## START

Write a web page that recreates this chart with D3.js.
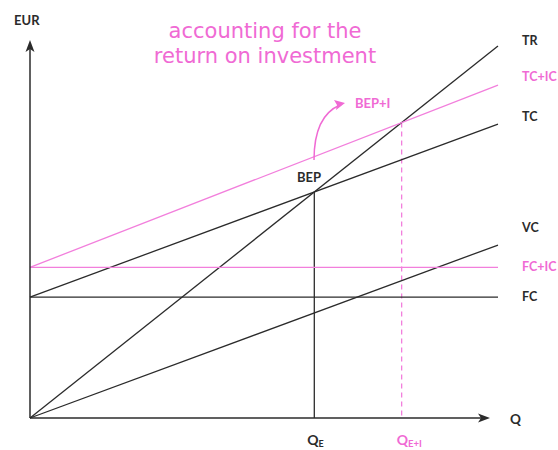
<!DOCTYPE html>
<html>
<head>
<meta charset="utf-8">
<script src="https://cdn.jsdelivr.net/npm/d3@7"></script>
<style>
  html, body { margin: 0; padding: 0; background: #fff; }
  svg { display: block; }
</style>
</head>
<body>
<svg id="chart" width="558" height="450"></svg>
<script>
// Quantity domain shared by every line (start and end of each segment)
const qPoints = [0, 10];
// EUR values at q = 0 and q = 10
const trValues   = [0, 100];
const tcValues   = [32.5, 79];
const tcIcValues = [40.5, 89.5];
const vcValues   = [0, 46.5];
const fcValues   = [32.5, 32.5];
const fcIcValues = [40.5, 40.5];
// Right-hand line labels
const lineNames  = ["TR", "TC+IC", "TC", "VC", "FC+IC", "FC"];
const titleLines = ["accounting for the", "return on investment"];

const PINK = "#f06ad4";
const PINK_LINE = "#f27fdc";
const DARK = "#2b2b2b";

const svg = d3.select("#chart");
const x = d3.scaleLinear().domain([0, 10]).range([30, 498]);
const y = d3.scaleLinear().domain([0, 100]).range([418, 46]);

const lineValues = [trValues, tcIcValues, tcValues, vcValues, fcIcValues, fcValues];
const pinkLines = new Set(["TC+IC", "FC+IC"]);
const series = lineNames.map((name, i) => ({
  name: name,
  vals: lineValues[i],
  color: pinkLines.has(name) ? PINK_LINE : DARK,
  label: pinkLines.has(name) ? PINK : DARK
}));

// Intersection of two linear series
function intersect(a, b) {
  const sa = (a[1] - a[0]) / (qPoints[1] - qPoints[0]);
  const sb = (b[1] - b[0]) / (qPoints[1] - qPoints[0]);
  const q = (b[0] - a[0]) / (sa - sb);
  return { q: q, v: a[0] + sa * q };
}
const bep = intersect(trValues, tcValues);
const bepI = intersect(trValues, tcIcValues);

// Guide lines down to the quantity axis
svg.append("line")
  .attr("x1", x(bep.q)).attr("x2", x(bep.q))
  .attr("y1", y(bep.v)).attr("y2", y(0))
  .attr("stroke", DARK).attr("stroke-width", 1.3);
svg.append("line")
  .attr("x1", x(bepI.q)).attr("x2", x(bepI.q))
  .attr("y1", y(bepI.v)).attr("y2", y(0))
  .attr("stroke", PINK_LINE).attr("stroke-width", 1.3)
  .attr("stroke-dasharray", "5,4");

// Cost and revenue lines
const lineGen = d3.line().x((d, i) => x(qPoints[i])).y(d => y(d));
svg.selectAll("path.series")
  .data(series)
  .join("path")
  .attr("class", "series")
  .attr("d", d => lineGen(d.vals))
  .attr("fill", "none")
  .attr("stroke", d => d.color)
  .attr("stroke-width", 1.3);

// Axes with arrowheads
const ax = svg.append("g").attr("stroke", DARK).attr("stroke-width", 1.5);
ax.append("line").attr("x1", x(0)).attr("x2", 486).attr("y1", y(0)).attr("y2", y(0));
ax.append("line").attr("x1", x(0)).attr("x2", x(0)).attr("y1", y(0)).attr("y2", 44);
svg.append("path")
  .attr("d", `M490,${y(0)} L478,${y(0) - 4.5} L481,${y(0)} L478,${y(0) + 4.5} Z`)
  .attr("fill", DARK);
svg.append("path")
  .attr("d", `M${x(0)},40 L${x(0) - 4.5},52 L${x(0)},49 L${x(0) + 4.5},52 Z`)
  .attr("fill", DARK);

const labelFont = "Lato, 'Open Sans', sans-serif";

// Axis names
svg.append("text").attr("x", 14).attr("y", 25).text("EUR")
  .attr("font-family", labelFont).attr("font-weight", 700).attr("font-size", 13).attr("fill", DARK);
svg.append("text").attr("x", 510).attr("y", 424).text("Q")
  .attr("font-family", labelFont).attr("font-weight", 700).attr("font-size", 13.5).attr("fill", DARK);

// Right-hand labels
const labelOffsets = { "TR": -1, "TC+IC": -4, "TC": -3, "VC": -13, "FC+IC": 4, "FC": 4 };
svg.selectAll("text.name")
  .data(series)
  .join("text")
  .attr("class", "name")
  .attr("x", 522)
  .attr("y", d => y(d.vals[1]) + labelOffsets[d.name])
  .attr("font-family", labelFont).attr("font-weight", 700).attr("font-size", 12.5)
  .attr("fill", d => d.label)
  .text(d => d.name);

// Break-even labels
svg.append("text").attr("x", 297).attr("y", 182).text("BEP")
  .attr("font-family", labelFont).attr("font-weight", 700).attr("font-size", 13).attr("fill", DARK);
svg.append("text").attr("x", 355).attr("y", 108).text("BEP+I")
  .attr("font-family", labelFont).attr("font-weight", 700).attr("font-size", 13).attr("fill", PINK);

// Curved arrow from BEP towards BEP+I
svg.append("path")
  .attr("d", "M314,160 Q314,116 340,105")
  .attr("fill", "none").attr("stroke", PINK).attr("stroke-width", 1.5);
svg.append("path")
  .attr("d", "M345,103 L334,100 L337,105 L336,110 Z")
  .attr("fill", PINK);

// Quantity markers
const qe = svg.append("text").attr("x", x(bep.q) - 7).attr("y", 445)
  .attr("font-family", labelFont).attr("font-weight", 700).attr("font-size", 14).attr("fill", DARK);
qe.append("tspan").text("Q");
qe.append("tspan").attr("font-size", 9).attr("dy", 2).text("E");
const qei = svg.append("text").attr("x", x(bepI.q) - 5).attr("y", 445)
  .attr("font-family", labelFont).attr("font-weight", 700).attr("font-size", 14).attr("fill", PINK);
qei.append("tspan").text("Q");
qei.append("tspan").attr("font-size", 9.5).attr("dy", 2).text("E+I");

// Title
svg.append("text")
  .attr("text-anchor", "middle")
  .attr("font-family", "'DejaVu Sans', Verdana, sans-serif")
  .attr("font-size", 21)
  .attr("fill", PINK)
  .selectAll("tspan")
  .data(titleLines)
  .join("tspan")
  .attr("x", 265)
  .attr("y", (d, i) => 38 + i * 25)
  .text(d => d);
</script>
</body>
</html>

## END

JOB:
Every line holding "with" should be copied out.

ANSWER TO THE TASK:
Write a web page that recreates this chart with D3.js.
// Axes with arrowheads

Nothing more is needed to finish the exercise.